*DATASET RECORDS*.
—————

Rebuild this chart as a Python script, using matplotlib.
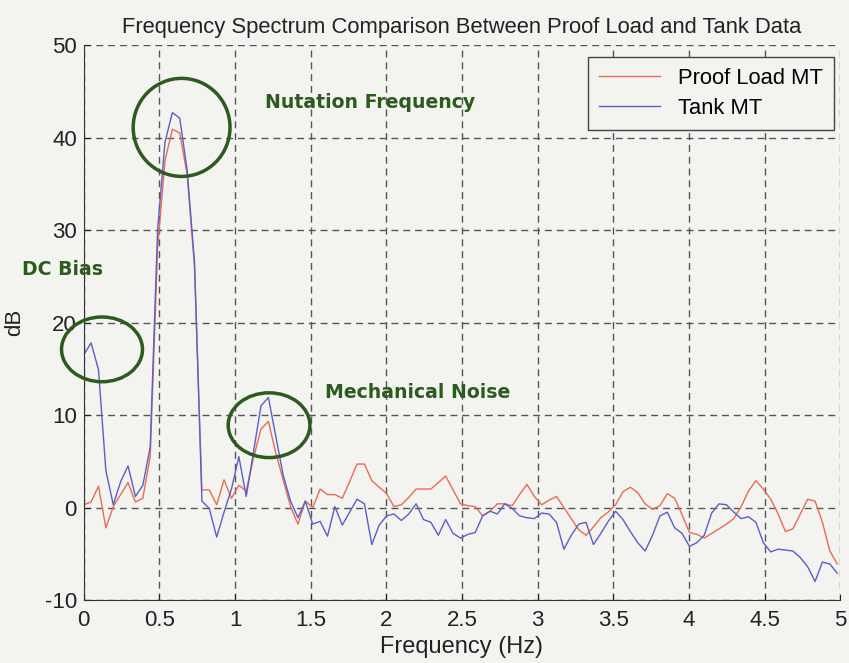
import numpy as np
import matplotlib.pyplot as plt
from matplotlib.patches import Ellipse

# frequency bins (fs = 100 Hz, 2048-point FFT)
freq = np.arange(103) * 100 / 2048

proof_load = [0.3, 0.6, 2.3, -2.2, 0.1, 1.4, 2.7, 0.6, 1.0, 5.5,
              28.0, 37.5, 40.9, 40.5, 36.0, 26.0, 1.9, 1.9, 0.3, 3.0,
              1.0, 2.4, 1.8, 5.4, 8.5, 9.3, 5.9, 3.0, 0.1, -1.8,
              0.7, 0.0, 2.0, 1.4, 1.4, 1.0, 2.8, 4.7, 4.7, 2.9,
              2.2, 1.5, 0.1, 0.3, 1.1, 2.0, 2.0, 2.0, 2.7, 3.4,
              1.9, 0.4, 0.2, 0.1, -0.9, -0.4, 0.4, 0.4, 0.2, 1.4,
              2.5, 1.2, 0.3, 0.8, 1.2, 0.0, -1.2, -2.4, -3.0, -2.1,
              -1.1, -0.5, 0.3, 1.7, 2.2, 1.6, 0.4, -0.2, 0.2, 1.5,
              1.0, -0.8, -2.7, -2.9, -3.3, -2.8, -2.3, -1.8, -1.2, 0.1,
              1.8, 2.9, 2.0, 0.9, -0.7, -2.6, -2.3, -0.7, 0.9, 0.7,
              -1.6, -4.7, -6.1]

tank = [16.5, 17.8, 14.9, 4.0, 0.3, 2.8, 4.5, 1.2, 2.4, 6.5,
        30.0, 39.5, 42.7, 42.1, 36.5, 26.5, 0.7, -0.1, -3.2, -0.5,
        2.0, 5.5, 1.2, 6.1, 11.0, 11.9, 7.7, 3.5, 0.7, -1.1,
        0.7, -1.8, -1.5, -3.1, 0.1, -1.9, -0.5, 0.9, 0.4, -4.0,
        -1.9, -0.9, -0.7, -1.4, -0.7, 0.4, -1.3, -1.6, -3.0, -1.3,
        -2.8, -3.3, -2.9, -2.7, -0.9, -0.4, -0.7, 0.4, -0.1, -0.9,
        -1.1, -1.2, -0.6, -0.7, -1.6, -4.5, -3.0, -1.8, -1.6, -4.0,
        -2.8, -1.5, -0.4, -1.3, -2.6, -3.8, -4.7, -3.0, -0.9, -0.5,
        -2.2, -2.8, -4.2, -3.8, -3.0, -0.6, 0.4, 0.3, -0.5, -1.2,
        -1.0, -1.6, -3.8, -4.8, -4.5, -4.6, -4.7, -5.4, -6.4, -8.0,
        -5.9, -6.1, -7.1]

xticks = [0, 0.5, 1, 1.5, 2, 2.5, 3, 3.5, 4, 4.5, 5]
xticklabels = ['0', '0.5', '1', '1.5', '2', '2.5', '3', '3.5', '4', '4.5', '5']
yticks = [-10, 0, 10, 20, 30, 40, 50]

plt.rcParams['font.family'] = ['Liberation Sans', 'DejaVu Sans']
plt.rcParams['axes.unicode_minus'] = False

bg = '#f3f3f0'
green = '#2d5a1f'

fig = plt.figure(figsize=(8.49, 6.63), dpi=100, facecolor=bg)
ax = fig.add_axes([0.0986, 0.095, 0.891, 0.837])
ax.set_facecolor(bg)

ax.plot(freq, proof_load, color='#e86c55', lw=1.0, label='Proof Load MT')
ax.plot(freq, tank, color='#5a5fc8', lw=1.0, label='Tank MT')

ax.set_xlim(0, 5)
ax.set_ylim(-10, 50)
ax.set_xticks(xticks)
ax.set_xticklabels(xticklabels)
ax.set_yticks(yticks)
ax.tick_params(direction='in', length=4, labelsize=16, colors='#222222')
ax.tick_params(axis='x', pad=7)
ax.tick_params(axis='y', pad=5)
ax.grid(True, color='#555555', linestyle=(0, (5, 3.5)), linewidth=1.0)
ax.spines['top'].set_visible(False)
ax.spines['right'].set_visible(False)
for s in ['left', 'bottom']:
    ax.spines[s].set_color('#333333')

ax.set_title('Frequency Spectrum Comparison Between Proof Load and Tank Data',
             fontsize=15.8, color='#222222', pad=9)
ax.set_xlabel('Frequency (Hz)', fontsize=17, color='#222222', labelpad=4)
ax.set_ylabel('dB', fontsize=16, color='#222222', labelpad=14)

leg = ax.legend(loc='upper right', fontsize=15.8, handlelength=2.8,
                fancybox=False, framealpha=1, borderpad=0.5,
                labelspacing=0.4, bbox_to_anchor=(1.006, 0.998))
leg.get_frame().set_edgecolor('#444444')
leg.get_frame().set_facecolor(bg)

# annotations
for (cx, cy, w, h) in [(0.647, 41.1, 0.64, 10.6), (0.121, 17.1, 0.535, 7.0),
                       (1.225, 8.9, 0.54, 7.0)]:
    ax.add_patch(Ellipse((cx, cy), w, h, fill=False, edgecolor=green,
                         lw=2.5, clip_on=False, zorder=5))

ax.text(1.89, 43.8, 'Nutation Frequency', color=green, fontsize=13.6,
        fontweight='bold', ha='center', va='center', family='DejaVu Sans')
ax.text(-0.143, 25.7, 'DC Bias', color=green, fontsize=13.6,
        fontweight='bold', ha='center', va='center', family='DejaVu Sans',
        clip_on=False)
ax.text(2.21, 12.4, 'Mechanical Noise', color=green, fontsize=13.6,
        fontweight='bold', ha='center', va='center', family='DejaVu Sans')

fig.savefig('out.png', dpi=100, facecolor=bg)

—————

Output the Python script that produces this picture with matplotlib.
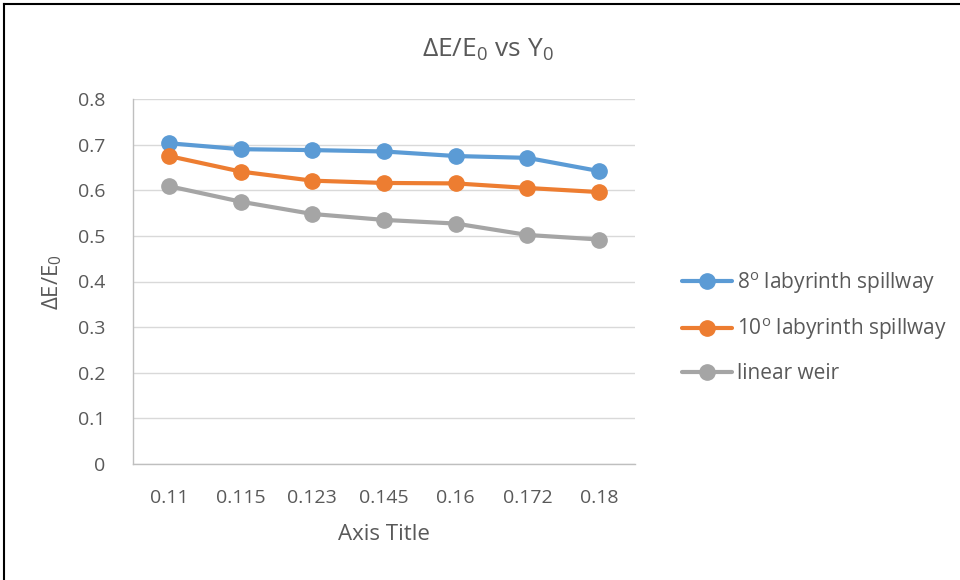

—————

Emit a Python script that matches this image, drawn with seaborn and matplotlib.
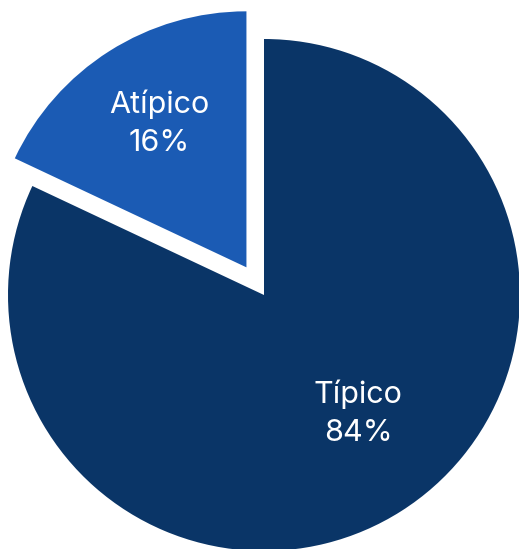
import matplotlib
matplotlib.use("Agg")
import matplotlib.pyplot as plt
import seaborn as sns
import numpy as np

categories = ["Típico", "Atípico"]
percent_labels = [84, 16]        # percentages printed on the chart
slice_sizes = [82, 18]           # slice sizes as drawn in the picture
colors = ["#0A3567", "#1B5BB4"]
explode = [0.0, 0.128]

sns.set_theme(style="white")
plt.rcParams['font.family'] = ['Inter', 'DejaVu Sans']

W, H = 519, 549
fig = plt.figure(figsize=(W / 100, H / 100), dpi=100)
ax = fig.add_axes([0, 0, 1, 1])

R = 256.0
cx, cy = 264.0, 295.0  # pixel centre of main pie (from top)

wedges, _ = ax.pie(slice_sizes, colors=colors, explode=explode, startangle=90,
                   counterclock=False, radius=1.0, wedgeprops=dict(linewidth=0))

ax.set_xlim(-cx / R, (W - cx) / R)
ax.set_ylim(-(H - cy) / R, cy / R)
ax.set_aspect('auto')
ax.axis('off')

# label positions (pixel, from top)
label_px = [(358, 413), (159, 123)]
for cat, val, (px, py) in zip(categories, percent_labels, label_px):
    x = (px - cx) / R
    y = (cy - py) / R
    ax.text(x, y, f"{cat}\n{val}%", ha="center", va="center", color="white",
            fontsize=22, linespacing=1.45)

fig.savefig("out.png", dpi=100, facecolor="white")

—————

*EXERCISE*. Beginning with the line above that contains "Emit a Python" and ending with the line that contains "plt.rcParams['font.family'] = ['Inter', 'DejaVu", quote each line exactly, keeping out the pictures.

*RESULT BELOW*.
Emit a Python script that matches this image, drawn with seaborn and matplotlib.
import matplotlib
matplotlib.use("Agg")
import matplotlib.pyplot as plt
import seaborn as sns
import numpy as np

categories = ["Típico", "Atípico"]
percent_labels = [84, 16]        # percentages printed on the chart
slice_sizes = [82, 18]           # slice sizes as drawn in the picture
colors = ["#0A3567", "#1B5BB4"]
explode = [0.0, 0.128]

sns.set_theme(style="white")
plt.rcParams['font.family'] = ['Inter', 'DejaVu Sans']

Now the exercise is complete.